**Description of the task:** Present every line in which the string "React" appears.

**Data segment:**
_ _ _ _

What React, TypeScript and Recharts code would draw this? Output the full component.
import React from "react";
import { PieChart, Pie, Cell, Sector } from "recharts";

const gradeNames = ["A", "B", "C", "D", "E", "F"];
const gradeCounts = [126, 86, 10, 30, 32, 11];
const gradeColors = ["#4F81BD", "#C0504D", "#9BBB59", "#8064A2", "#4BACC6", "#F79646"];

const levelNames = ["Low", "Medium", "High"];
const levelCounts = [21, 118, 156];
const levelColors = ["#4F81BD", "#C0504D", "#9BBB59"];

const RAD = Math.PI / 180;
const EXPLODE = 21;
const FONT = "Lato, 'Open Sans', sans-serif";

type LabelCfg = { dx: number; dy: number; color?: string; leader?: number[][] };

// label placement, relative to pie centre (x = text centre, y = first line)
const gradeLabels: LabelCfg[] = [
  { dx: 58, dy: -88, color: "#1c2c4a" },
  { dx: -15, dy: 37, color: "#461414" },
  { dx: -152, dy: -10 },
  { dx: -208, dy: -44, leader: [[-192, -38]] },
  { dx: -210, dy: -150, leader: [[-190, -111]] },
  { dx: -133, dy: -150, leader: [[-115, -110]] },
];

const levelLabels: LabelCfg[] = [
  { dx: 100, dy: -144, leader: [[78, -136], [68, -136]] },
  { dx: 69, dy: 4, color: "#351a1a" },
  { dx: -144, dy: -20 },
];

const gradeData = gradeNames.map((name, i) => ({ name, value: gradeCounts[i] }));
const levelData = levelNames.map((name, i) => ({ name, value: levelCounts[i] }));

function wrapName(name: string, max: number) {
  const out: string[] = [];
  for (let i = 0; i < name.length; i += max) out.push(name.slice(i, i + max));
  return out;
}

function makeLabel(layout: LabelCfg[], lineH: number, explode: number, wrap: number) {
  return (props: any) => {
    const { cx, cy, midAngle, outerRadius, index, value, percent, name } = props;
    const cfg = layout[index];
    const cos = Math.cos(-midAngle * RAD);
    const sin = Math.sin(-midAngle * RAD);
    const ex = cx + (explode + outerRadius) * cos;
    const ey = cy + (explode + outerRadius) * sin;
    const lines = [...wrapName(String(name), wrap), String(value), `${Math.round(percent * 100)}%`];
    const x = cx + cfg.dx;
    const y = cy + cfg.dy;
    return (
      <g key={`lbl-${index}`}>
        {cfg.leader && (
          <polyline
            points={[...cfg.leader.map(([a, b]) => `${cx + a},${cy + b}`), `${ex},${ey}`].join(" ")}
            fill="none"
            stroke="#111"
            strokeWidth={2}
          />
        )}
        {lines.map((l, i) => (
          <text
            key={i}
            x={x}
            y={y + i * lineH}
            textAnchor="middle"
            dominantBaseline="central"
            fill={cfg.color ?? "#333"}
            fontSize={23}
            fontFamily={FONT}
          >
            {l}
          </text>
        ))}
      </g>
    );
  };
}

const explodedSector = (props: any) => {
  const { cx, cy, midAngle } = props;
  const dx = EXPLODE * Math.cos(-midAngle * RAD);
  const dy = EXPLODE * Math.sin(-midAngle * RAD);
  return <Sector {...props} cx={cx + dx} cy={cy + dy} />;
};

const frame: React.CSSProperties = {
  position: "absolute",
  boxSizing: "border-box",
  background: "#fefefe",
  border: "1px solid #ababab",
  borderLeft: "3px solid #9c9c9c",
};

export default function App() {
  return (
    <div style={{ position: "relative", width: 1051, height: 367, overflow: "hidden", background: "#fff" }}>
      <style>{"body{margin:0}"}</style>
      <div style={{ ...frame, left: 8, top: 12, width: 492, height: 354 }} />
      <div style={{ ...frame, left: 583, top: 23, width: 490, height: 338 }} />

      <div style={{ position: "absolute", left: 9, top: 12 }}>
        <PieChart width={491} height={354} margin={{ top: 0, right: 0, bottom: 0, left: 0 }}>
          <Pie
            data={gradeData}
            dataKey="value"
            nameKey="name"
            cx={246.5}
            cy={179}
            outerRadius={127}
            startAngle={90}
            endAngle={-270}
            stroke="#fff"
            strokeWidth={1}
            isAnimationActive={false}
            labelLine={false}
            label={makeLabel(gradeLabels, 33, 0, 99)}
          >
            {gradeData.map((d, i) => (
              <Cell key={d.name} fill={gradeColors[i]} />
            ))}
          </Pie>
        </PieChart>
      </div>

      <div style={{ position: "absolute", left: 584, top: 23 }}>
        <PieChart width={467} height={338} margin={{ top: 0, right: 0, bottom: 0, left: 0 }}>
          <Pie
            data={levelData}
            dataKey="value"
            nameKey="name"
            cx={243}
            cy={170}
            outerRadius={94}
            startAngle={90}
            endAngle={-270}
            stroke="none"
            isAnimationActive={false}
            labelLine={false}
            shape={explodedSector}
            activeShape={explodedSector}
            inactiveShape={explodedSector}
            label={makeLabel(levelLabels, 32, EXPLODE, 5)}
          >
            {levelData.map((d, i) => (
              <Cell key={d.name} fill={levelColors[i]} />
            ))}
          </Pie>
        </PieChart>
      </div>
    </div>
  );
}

_ _ _ _

**The reply:**
What React, TypeScript and Recharts code would draw this? Output the full component.
import React from "react";
const frame: React.CSSProperties = {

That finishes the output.